Tapi ada poin penting yang harus kita ingat. Laki-laki sejatinya adalah memimpin. Kenapa? Mungkin karena mereka nggak PMS sehingga mereka nggak selabil kita, perempuan. Hehehe. Nah, sebagai perempuan, kita harus sangat menginsyafi ini. Bairpun kita lebih pintar, lebih mandiri, lebih mapan, tapi there is no way to show it and let us give less respect to men. Big no no. Hal kayak gini, dilakukan sama istri sendiri saja, sangat mengganggu hati. Apalagi dilakukan sejak proses pendekatan.

Inti dari pendekatan adalah mendekatkan diri ke orang lain. Karena dalam hal ini konteksnya adalah untuk dicintai balik, maka kita perlu melakukan hal-hal yang membuat si dia nyaman untuk cinta dan sayang juga sama kita. Menurut saya, salah satu kunci ajaibnya adalah jadilah pendengar yang baik. Sepele? Tapi ini penting. Biarkan si dia bercerita tentang apapun yang dia suka dan jadilah pendengar utamanya yang paling setia. Kadang, dalam berbagai pembicaraan kita terjebak dengan kondisi dimana si lawna bicara 'salah' menurut pendapat kita dan kita punya banyak sekali amunisi untuk 'menjatuhkannya'. Do not ever do this saat pendekatan. Beri respon baik untuk setiap opininya dan jangan didebat! Saat pendekatan adalah bukan saat yang tepat untuk 'mematahkan' pandangan si dia tentang sesuatu walaupun jelas-jelas kita nggak setuju. Kalaupun padangan si dia salah dan kita merasa mengetahui yang sebenarnya (baca: membuat kalian merasa kalian lebih 'berisi' dibanding dia), jangan sekali-kali mengeluarkan pernyataan yang bermakna 'lo salah dan gue benar' atau 'lo salah, nih gue yang bener'. Usahakan kritik datang dengan sangat mulus. Trik yang biasa saya lakukan sih begini: 'Tadi gue googling dan masa katanya begini.. bla bla bla'. Soal dia mengakui kesalahan atau nggak, save it for the last, at least nanti saja dibahas kalau kalian sudah jadian :) selain itu, lumayan kan untuk jadi bahan pertimbangan, terutama buat perempuan-perempuan pemuja laki-laki cerdas.

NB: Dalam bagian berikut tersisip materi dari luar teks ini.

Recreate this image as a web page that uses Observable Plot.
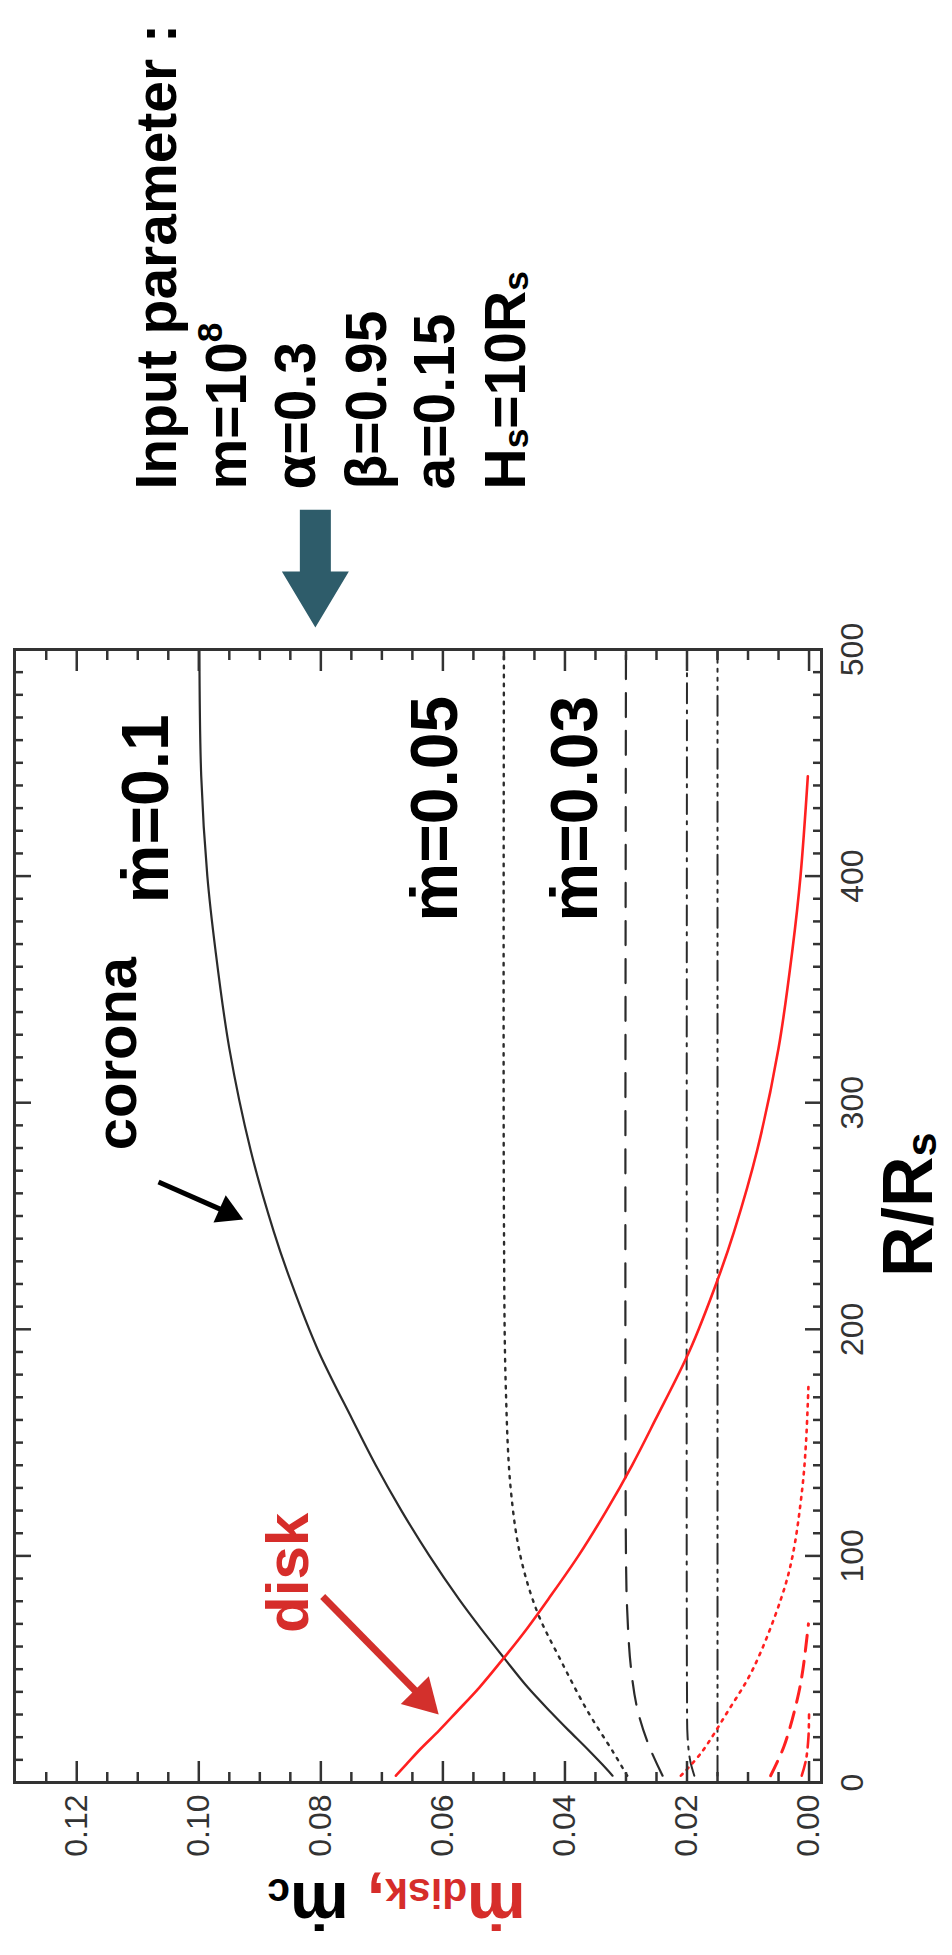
<!DOCTYPE html>
<html><head><meta charset="utf-8">
<script src="https://cdn.jsdelivr.net/npm/d3@7"></script>
<script src="https://cdn.jsdelivr.net/npm/@observablehq/plot@0.6"></script>
<style>
html,body{margin:0;padding:0;background:#fff;overflow:hidden;width:952px;height:1955px;}
#chart{position:absolute;left:0;top:0;width:1955px;height:952px;transform-origin:0 0;transform:translate(0px,1955px) rotate(-90deg);}
</style></head>
<body><div id="chart"></div>
<script>
// ---------- data (R/Rs, mdot) ----------
// corona, mdot = 0.1 (black solid)
const R_c100 = [3, 8, 15, 23, 31, 42, 55, 68, 81, 100, 120, 140, 160, 191, 221, 243, 279, 324, 368, 400, 444, 500];
const M_c100 = [0.0322, 0.0339, 0.0364, 0.0394, 0.0423, 0.0461, 0.0500, 0.0538, 0.0574, 0.0622, 0.0668, 0.0710, 0.0748, 0.0805, 0.0849, 0.0877, 0.0915, 0.0950, 0.0973, 0.0986, 0.0996, 0.0999];
// disk, mdot = 0.1 (red solid)
const R_d100 = [3, 8, 15, 23, 31, 42, 55, 68, 81, 100, 120, 140, 160, 191, 221, 243, 279, 324, 368, 400, 444];
const M_d100 = [0.0677, 0.0660, 0.0636, 0.0606, 0.0578, 0.0540, 0.0500, 0.0462, 0.0427, 0.0378, 0.0332, 0.0290, 0.0252, 0.0195, 0.0151, 0.0123, 0.0085, 0.0050, 0.0027, 0.0014, 0.0002];
// corona, mdot = 0.05 (black dotted)
const R_c050 = [3, 13, 32, 54, 75, 100, 130, 175, 250, 500];
const M_c050 = [0.0298, 0.0320, 0.0364, 0.0407, 0.0445, 0.0473, 0.0489, 0.0497, 0.0500, 0.0500];
// disk, mdot = 0.05 (red dotted)
const R_d050 = [3, 13, 31, 50, 81, 100, 130, 150, 175];
const M_d050 = [0.0210, 0.0177, 0.0134, 0.0092, 0.0046, 0.0027, 0.0011, 0.0005, 0.0001];
// corona, mdot = 0.03 (black dashed)
const R_c030 = [3, 16, 32, 51, 76, 100, 500];
const M_c030 = [0.0240, 0.0262, 0.0281, 0.0292, 0.0298, 0.0300, 0.0300];
// disk, mdot = 0.03 (red dashed)
const R_d030 = [3, 16, 37, 50, 70];
const M_d030 = [0.0063, 0.0041, 0.0019, 0.0010, 0.0001];
// corona, mdot = 0.02 (black dash-dot)
const R_c020 = [3, 10, 20, 40, 500];
const M_c020 = [0.0188, 0.0195, 0.0199, 0.0200, 0.0200];
// disk, mdot = 0.02 (red dash-dot)
const R_d020 = [3, 10, 20, 30];
const M_d020 = [0.0012, 0.0005, 0.0001, 0.0000];
// corona, mdot = 0.015 (black dash-dot-dot-dot)
const R_c015 = [3, 500];
const M_c015 = [0.0150, 0.0150];

// tick values
const xMajor = [0, 100, 200, 300, 400, 500];
const xMinor = d3.range(0, 51).map(i => i * 10).filter(v => v % 100 !== 0);
const yMajor = [0, 0.02, 0.04, 0.06, 0.08, 0.10, 0.12];
const yMinor = d3.range(0, 26).filter(i => i % 4 !== 0).map(i => i * 0.005);

// annotation texts and anchors (data units)
const curveLabels = ["ṁ=0.1", "ṁ=0.05", "ṁ=0.03"];
const curveLabelR = [388, 380, 380];
const curveLabelM = [0.105, 0.0577, 0.0348];
const paramLines = ["Input parameter :", "m=10^{8}", "α=0.3", "β=0.95", "a=0.15", "H_{s}=10R_{s}"];
const paramM = [0.1038, 0.0923, 0.0809, 0.0694, 0.0581, 0.0466];
const paramR = 570.6;
const coronaText = "corona", coronaR = 279, coronaM = 0.1103;
const diskText = "disk", diskR = 66, diskM = 0.0821;
// small arrows: tail -> head centre
const arrowTailR = [265, 82.1], arrowTailM = [0.1066, 0.0797];
const arrowHeadR = [251.6, 37.2], arrowHeadM = [0.0953, 0.0633];
// big input arrow outline
const bigArrowR = [509.7, 534.4, 534.4, 561.7, 561.7, 534.4, 534.4, 509.7];
const bigArrowM = [0.0809, 0.08639, 0.08344, 0.08344, 0.07836, 0.07836, 0.07541, 0.0809];

// ---------- styles ----------
const INK = "#2b2b2b", RED = "#ff2020", RED_TXT = "#d62d2a", TEAL = "#2e5c6a";
const series = [
  {R: R_c015, M: M_c015, stroke: INK, w: 2, dash: "20,6,3,6,3,6,3,6"},
  {R: R_c020, M: M_c020, stroke: INK, w: 2, dash: "20,7,3,7"},
  {R: R_c030, M: M_c030, stroke: INK, w: 2.2, dash: "24,14"},
  {R: R_c050, M: M_c050, stroke: INK, w: 2.4, dash: "2.5,6.5"},
  {R: R_c100, M: M_c100, stroke: INK, w: 2.2, dash: null},
  {R: R_d020, M: M_d020, stroke: RED, w: 2.6, dash: "14,6,3,6"},
  {R: R_d030, M: M_d030, stroke: RED, w: 3, dash: "16,10"},
  {R: R_d050, M: M_d050, stroke: RED, w: 2.6, dash: "2.5,6"},
  {R: R_d100, M: M_d100, stroke: RED, w: 2.6, dash: null}
];
const rows = (R, M) => R.map((r, i) => ({R: r, M: M[i]}));

const FONT = "'Liberation Sans', Arial, Helvetica, 'DejaVu Sans', sans-serif";

const plot = Plot.plot({
  width: 1955, height: 952,
  marginLeft: 172, marginRight: 650, marginTop: 14, marginBottom: 131,
  x: {domain: [0, 500]},
  y: {domain: [-0.00204, 0.1302]},
  style: {fontFamily: FONT, fontSize: "32px", background: "#fff", color: INK},
  marks: [
    ...series.map(s => Plot.line(rows(s.R, s.M), {x: "R", y: "M", stroke: s.stroke, strokeWidth: s.w, strokeDasharray: s.dash, curve: "catmull-rom"})),
    Plot.frame({stroke: "#333", strokeWidth: 3}),
    // inward ticks, R axis (bottom & top)
    Plot.axisX(xMajor, {anchor: "bottom", tickSize: 16, dy: -16, fill: "none", stroke: "#333", strokeWidth: 2.5}),
    Plot.axisX(xMinor, {anchor: "bottom", tickSize: 8, dy: -8, fill: "none", stroke: "#333", strokeWidth: 2.5}),
    Plot.axisX(xMajor, {anchor: "top", tickSize: 16, dy: 16, fill: "none", stroke: "#333", strokeWidth: 2.5}),
    Plot.axisX(xMinor, {anchor: "top", tickSize: 8, dy: 8, fill: "none", stroke: "#333", strokeWidth: 2.5}),
    // inward ticks, mdot axis (left & right)
    Plot.axisY(yMajor, {anchor: "left", tickSize: 22, dx: 22, fill: "none", stroke: "#333", strokeWidth: 2.5}),
    Plot.axisY(yMinor, {anchor: "left", tickSize: 11, dx: 11, fill: "none", stroke: "#333", strokeWidth: 2.5}),
    Plot.axisY(yMajor, {anchor: "right", tickSize: 22, dx: -22, fill: "none", stroke: "#333", strokeWidth: 2.5}),
    Plot.axisY(yMinor, {anchor: "right", tickSize: 11, dx: -11, fill: "none", stroke: "#333", strokeWidth: 2.5}),
    // tick labels
    Plot.axisX(xMajor, {anchor: "bottom", tickSize: 0, tickPadding: 19, label: null, fontSize: 32, fill: "#333", tickFormat: d => String(d)}),
    Plot.axisY(yMajor, {anchor: "left", tickSize: 0, tickPadding: 12, label: null, fontSize: 32, fill: "#333", tickFormat: d3.format(".2f")}),
    // axis titles
    Plot.text(["R/R_{s}"], {x: 255, frameAnchor: "bottom", dy: 110, lineAnchor: "bottom", textAnchor: "middle", fontSize: 70, fontWeight: "bold", fill: "#000"}),
    Plot.text(["§ṁ_{disk},§ ṁ_{c}"], {frameAnchor: "left", y: 0.0676, dx: -100, rotate: -90, lineAnchor: "bottom", textAnchor: "middle", fontSize: 66, fontWeight: "bold", fill: "#000"}),
    // curve labels
    Plot.text(curveLabels, {x: (d, i) => curveLabelR[i], y: (d, i) => curveLabelM[i], text: d => d, textAnchor: "start", lineAnchor: "bottom", fontSize: 66, fontWeight: "bold", fill: "#000"}),
    Plot.text([coronaText], {x: coronaR, y: coronaM, textAnchor: "start", lineAnchor: "bottom", fontSize: 58, fontWeight: "bold", fill: "#000"}),
    Plot.text([diskText], {x: diskR, y: diskM, textAnchor: "start", lineAnchor: "bottom", fontSize: 60, fontWeight: "bold", fill: RED_TXT}),
    // small arrows
    Plot.link([0], {x1: arrowTailR[0], y1: arrowTailM[0], x2: arrowHeadR[0], y2: arrowHeadM[0], stroke: "#000", strokeWidth: 5}),
    Plot.dot([0], {x: arrowHeadR[0], y: arrowHeadM[0], symbol: "triangle", r: 11.1, rotate: -155.9, fill: "#000", stroke: "none"}),
    Plot.link([0], {x1: arrowTailR[1], y1: arrowTailM[1], x2: arrowHeadR[1], y2: arrowHeadM[1], stroke: "#d3302c", strokeWidth: 7}),
    Plot.dot([0], {x: arrowHeadR[1], y: arrowHeadM[1], symbol: "triangle", r: 14.6, rotate: -134.5, fill: "#d3302c", stroke: "none"}),
    // input parameter block and big arrow
    Plot.line(rows(bigArrowR, bigArrowM), {x: "R", y: "M", fill: TEAL, stroke: "none"}),
    Plot.text(paramLines, {x: paramR, y: (d, i) => paramM[i], text: d => d, textAnchor: "start", lineAnchor: "bottom", fontSize: 57, fontWeight: "bold", fill: "#000"})
  ]
});

document.getElementById("chart").appendChild(plot);

// rich text: _{sub}, ^{sup}, § toggles red
const NS = "http://www.w3.org/2000/svg";
plot.querySelectorAll("text").forEach(el => {
  if (el.querySelector("tspan")) return;
  const s = el.textContent;
  if (!/[_^§]/.test(s)) return;
  const size = parseFloat(getComputedStyle(el).fontSize);
  const parts = s.split(/(_\{[^}]*\}|\^\{[^}]*\}|§)/).filter(p => p !== "");
  el.textContent = "";
  let shift = 0, red = false;
  for (const p of parts) {
    if (p === "§") { red = !red; continue; }
    let mode = "n", txt = p;
    if (p.startsWith("_{")) { mode = "sub"; txt = p.slice(2, -1); }
    else if (p.startsWith("^{")) { mode = "sup"; txt = p.slice(2, -1); }
    const target = mode === "sub" ? 0.06 * size : mode === "sup" ? -0.42 * size : 0;
    const ts = document.createElementNS(NS, "tspan");
    ts.setAttribute("dy", (target - shift).toFixed(2));
    shift = target;
    if (mode !== "n") ts.setAttribute("font-size", (0.62 * size).toFixed(1));
    if (red) ts.setAttribute("fill", RED_TXT);
    ts.textContent = txt;
    el.appendChild(ts);
  }
});
</script>
</body></html>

Pada intinya, apa yang coba saya sampaikan adalah laki-laki tetap leader kita. Hal ini perlu disadari sejak pendekatan. Dan kita harus mendorong mereka untuk begitu. Berikan kritik membangun supaya mereka bisa jadi pemimpin yang baik dari waktu ke waktu, alih alih 'menjatuhkan' mental mereka dengan show off kalau kita lebih bisa, lebih pintar. Bisa menyetir sendiri? Biarkan laki-laki menyupiri kamu dan duduk manis lah sepanjang jalan, instead of komplain sana-sini soal cara menyetirnya. That's the simplest one, sih.

Ingat, kita adalah sesuatu dibalik kesuksesan laki-laki. Maka, kita turut bertanggung jawab membantunya membangun diri sebaik mungkin, bukan meruntuhkan bangunan yang sudah dia bangun sekian lama. Lagipula, kalian nggak mau kan dicap sombong, padahal kalau sudah ditinggal nangis-nangisnya sampai seminggu? *biggrin* Selamat pendekatan dan semoga kalian dipilih sebagai salah satu faktor penunjang si dia untuk sukses. Amin!